> **YOUR OBJECTIVE**: Output the entries word for word. Omit images.

___ INFORMATION GIVEN ___

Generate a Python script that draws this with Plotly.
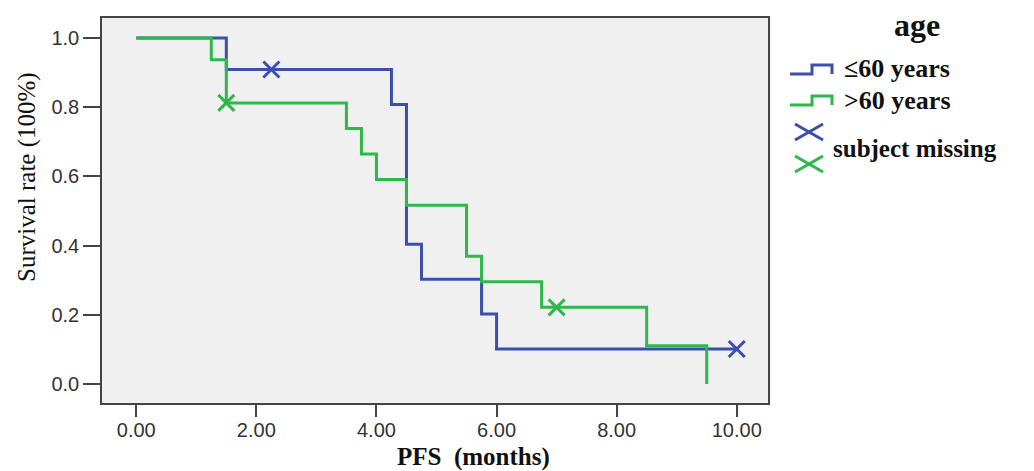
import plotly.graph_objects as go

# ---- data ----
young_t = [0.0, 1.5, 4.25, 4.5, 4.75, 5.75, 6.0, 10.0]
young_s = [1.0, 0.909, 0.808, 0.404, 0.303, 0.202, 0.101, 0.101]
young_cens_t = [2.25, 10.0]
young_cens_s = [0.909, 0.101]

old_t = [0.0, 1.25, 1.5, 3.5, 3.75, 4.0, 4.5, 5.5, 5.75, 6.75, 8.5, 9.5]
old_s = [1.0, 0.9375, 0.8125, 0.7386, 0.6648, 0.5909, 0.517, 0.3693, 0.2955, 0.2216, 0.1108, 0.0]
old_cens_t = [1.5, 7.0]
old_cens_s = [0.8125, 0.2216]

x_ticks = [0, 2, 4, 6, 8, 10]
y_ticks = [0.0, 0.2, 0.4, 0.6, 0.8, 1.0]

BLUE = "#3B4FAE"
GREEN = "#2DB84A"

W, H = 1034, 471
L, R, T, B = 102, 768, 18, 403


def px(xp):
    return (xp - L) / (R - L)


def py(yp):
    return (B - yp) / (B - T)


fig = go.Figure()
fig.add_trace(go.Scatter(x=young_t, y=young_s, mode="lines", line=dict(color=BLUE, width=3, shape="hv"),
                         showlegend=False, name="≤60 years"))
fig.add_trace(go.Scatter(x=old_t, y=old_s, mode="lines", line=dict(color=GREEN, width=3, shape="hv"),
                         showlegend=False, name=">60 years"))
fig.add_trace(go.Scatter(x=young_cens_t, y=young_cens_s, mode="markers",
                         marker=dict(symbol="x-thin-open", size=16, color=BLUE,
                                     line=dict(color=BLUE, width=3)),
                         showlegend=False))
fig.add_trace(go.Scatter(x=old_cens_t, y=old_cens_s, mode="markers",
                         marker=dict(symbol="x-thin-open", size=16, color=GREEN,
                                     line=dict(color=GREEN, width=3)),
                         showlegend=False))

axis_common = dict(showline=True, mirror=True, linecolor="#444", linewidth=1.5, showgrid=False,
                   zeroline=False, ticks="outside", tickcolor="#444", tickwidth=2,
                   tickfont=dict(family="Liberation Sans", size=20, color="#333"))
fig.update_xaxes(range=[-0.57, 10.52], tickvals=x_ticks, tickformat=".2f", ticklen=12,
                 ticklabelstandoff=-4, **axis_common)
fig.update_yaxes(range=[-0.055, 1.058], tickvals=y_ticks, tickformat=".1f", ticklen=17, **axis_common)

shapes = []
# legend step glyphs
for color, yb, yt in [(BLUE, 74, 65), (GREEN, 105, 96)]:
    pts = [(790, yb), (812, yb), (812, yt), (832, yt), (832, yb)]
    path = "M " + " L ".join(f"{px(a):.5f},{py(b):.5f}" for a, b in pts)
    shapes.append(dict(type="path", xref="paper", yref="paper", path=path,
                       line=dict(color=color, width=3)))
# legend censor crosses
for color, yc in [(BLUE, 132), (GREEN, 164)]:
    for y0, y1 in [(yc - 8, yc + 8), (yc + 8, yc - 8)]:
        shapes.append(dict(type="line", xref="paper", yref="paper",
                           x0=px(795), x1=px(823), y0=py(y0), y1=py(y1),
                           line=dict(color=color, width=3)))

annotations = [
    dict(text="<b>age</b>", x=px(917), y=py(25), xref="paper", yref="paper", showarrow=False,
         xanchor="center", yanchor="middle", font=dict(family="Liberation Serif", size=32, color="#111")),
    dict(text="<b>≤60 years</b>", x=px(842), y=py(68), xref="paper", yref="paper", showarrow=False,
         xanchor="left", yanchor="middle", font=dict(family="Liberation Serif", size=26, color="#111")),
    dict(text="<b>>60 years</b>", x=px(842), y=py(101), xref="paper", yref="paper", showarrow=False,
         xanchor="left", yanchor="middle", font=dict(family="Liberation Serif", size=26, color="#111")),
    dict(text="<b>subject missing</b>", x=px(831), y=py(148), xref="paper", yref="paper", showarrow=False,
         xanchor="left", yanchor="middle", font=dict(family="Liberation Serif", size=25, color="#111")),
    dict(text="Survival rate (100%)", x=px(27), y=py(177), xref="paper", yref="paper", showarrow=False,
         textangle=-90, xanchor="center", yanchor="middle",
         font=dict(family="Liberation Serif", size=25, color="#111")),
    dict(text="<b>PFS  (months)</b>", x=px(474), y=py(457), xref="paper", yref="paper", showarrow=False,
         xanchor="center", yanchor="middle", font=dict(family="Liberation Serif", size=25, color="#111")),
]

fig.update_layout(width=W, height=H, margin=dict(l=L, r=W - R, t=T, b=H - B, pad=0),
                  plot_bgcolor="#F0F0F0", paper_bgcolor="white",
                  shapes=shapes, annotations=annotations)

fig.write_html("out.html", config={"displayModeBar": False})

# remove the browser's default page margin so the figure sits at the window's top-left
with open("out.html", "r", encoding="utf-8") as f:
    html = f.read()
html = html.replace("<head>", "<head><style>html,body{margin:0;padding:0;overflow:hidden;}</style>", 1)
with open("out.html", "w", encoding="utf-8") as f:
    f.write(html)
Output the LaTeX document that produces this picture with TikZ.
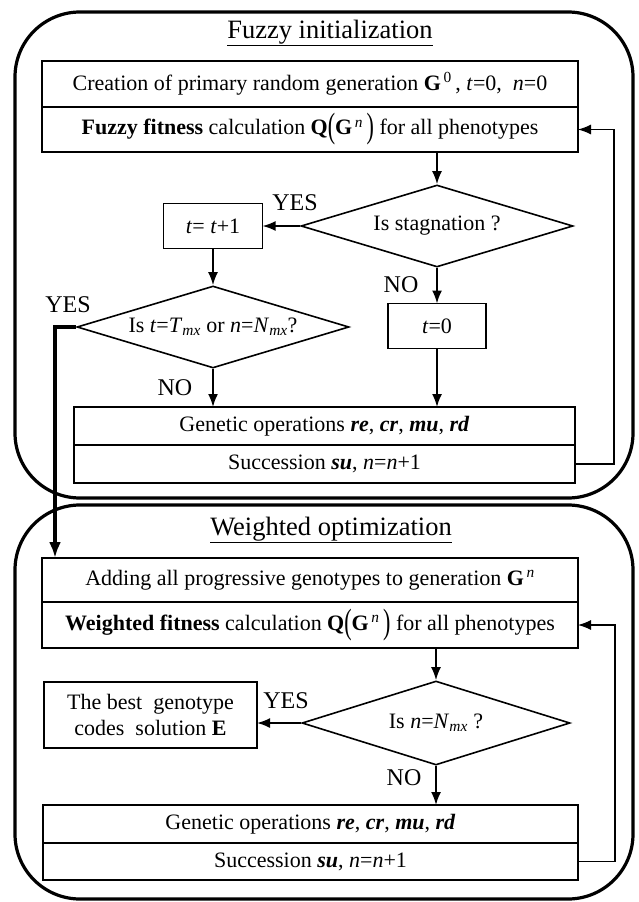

___

> **OUTPUT BELOW**:
Generate a Python script that draws this with Plotly.
import plotly.graph_objects as go

# ---- data ----
young_t = [0.0, 1.5, 4.25, 4.5, 4.75, 5.75, 6.0, 10.0]
young_s = [1.0, 0.909, 0.808, 0.404, 0.303, 0.202, 0.101, 0.101]
young_cens_t = [2.25, 10.0]
young_cens_s = [0.909, 0.101]

old_t = [0.0, 1.25, 1.5, 3.5, 3.75, 4.0, 4.5, 5.5, 5.75, 6.75, 8.5, 9.5]
old_s = [1.0, 0.9375, 0.8125, 0.7386, 0.6648, 0.5909, 0.517, 0.3693, 0.2955, 0.2216, 0.1108, 0.0]
old_cens_t = [1.5, 7.0]
old_cens_s = [0.8125, 0.2216]

x_ticks = [0, 2, 4, 6, 8, 10]
y_ticks = [0.0, 0.2, 0.4, 0.6, 0.8, 1.0]

BLUE = "#3B4FAE"
GREEN = "#2DB84A"

W, H = 1034, 471
L, R, T, B = 102, 768, 18, 403


def px(xp):
    return (xp - L) / (R - L)


def py(yp):
    return (B - yp) / (B - T)


fig = go.Figure()
fig.add_trace(go.Scatter(x=young_t, y=young_s, mode="lines", line=dict(color=BLUE, width=3, shape="hv"),
                         showlegend=False, name="≤60 years"))
fig.add_trace(go.Scatter(x=old_t, y=old_s, mode="lines", line=dict(color=GREEN, width=3, shape="hv"),
                         showlegend=False, name=">60 years"))
fig.add_trace(go.Scatter(x=young_cens_t, y=young_cens_s, mode="markers",
                         marker=dict(symbol="x-thin-open", size=16, color=BLUE,
                                     line=dict(color=BLUE, width=3)),
                         showlegend=False))
fig.add_trace(go.Scatter(x=old_cens_t, y=old_cens_s, mode="markers",
                         marker=dict(symbol="x-thin-open", size=16, color=GREEN,
                                     line=dict(color=GREEN, width=3)),
                         showlegend=False))

axis_common = dict(showline=True, mirror=True, linecolor="#444", linewidth=1.5, showgrid=False,
                   zeroline=False, ticks="outside", tickcolor="#444", tickwidth=2,
                   tickfont=dict(family="Liberation Sans", size=20, color="#333"))
fig.update_xaxes(range=[-0.57, 10.52], tickvals=x_ticks, tickformat=".2f", ticklen=12,
                 ticklabelstandoff=-4, **axis_common)
fig.update_yaxes(range=[-0.055, 1.058], tickvals=y_ticks, tickformat=".1f", ticklen=17, **axis_common)

shapes = []
# legend step glyphs
for color, yb, yt in [(BLUE, 74, 65), (GREEN, 105, 96)]:
    pts = [(790, yb), (812, yb), (812, yt), (832, yt), (832, yb)]
    path = "M " + " L ".join(f"{px(a):.5f},{py(b):.5f}" for a, b in pts)
    shapes.append(dict(type="path", xref="paper", yref="paper", path=path,
                       line=dict(color=color, width=3)))
# legend censor crosses
for color, yc in [(BLUE, 132), (GREEN, 164)]:
    for y0, y1 in [(yc - 8, yc + 8), (yc + 8, yc - 8)]:
        shapes.append(dict(type="line", xref="paper", yref="paper",
                           x0=px(795), x1=px(823), y0=py(y0), y1=py(y1),
                           line=dict(color=color, width=3)))

annotations = [
    dict(text="<b>age</b>", x=px(917), y=py(25), xref="paper", yref="paper", showarrow=False,
         xanchor="center", yanchor="middle", font=dict(family="Liberation Serif", size=32, color="#111")),
    dict(text="<b>≤60 years</b>", x=px(842), y=py(68), xref="paper", yref="paper", showarrow=False,
         xanchor="left", yanchor="middle", font=dict(family="Liberation Serif", size=26, color="#111")),
    dict(text="<b>>60 years</b>", x=px(842), y=py(101), xref="paper", yref="paper", showarrow=False,
         xanchor="left", yanchor="middle", font=dict(family="Liberation Serif", size=26, color="#111")),
    dict(text="<b>subject missing</b>", x=px(831), y=py(148), xref="paper", yref="paper", showarrow=False,
         xanchor="left", yanchor="middle", font=dict(family="Liberation Serif", size=25, color="#111")),
    dict(text="Survival rate (100%)", x=px(27), y=py(177), xref="paper", yref="paper", showarrow=False,
         textangle=-90, xanchor="center", yanchor="middle",
         font=dict(family="Liberation Serif", size=25, color="#111")),
    dict(text="<b>PFS  (months)</b>", x=px(474), y=py(457), xref="paper", yref="paper", showarrow=False,
         xanchor="center", yanchor="middle", font=dict(family="Liberation Serif", size=25, color="#111")),
]

fig.update_layout(width=W, height=H, margin=dict(l=L, r=W - R, t=T, b=H - B, pad=0),
                  plot_bgcolor="#F0F0F0", paper_bgcolor="white",
                  shapes=shapes, annotations=annotations)

fig.write_html("out.html", config={"displayModeBar": False})

# remove the browser's default page margin so the figure sits at the window's top-left
with open("out.html", "r", encoding="utf-8") as f:
    html = f.read()
html = html.replace("<head>", "<head><style>html,body{margin:0;padding:0;overflow:hidden;}</style>", 1)
with open("out.html", "w", encoding="utf-8") as f:
    f.write(html)
Output the LaTeX document that produces this picture with TikZ.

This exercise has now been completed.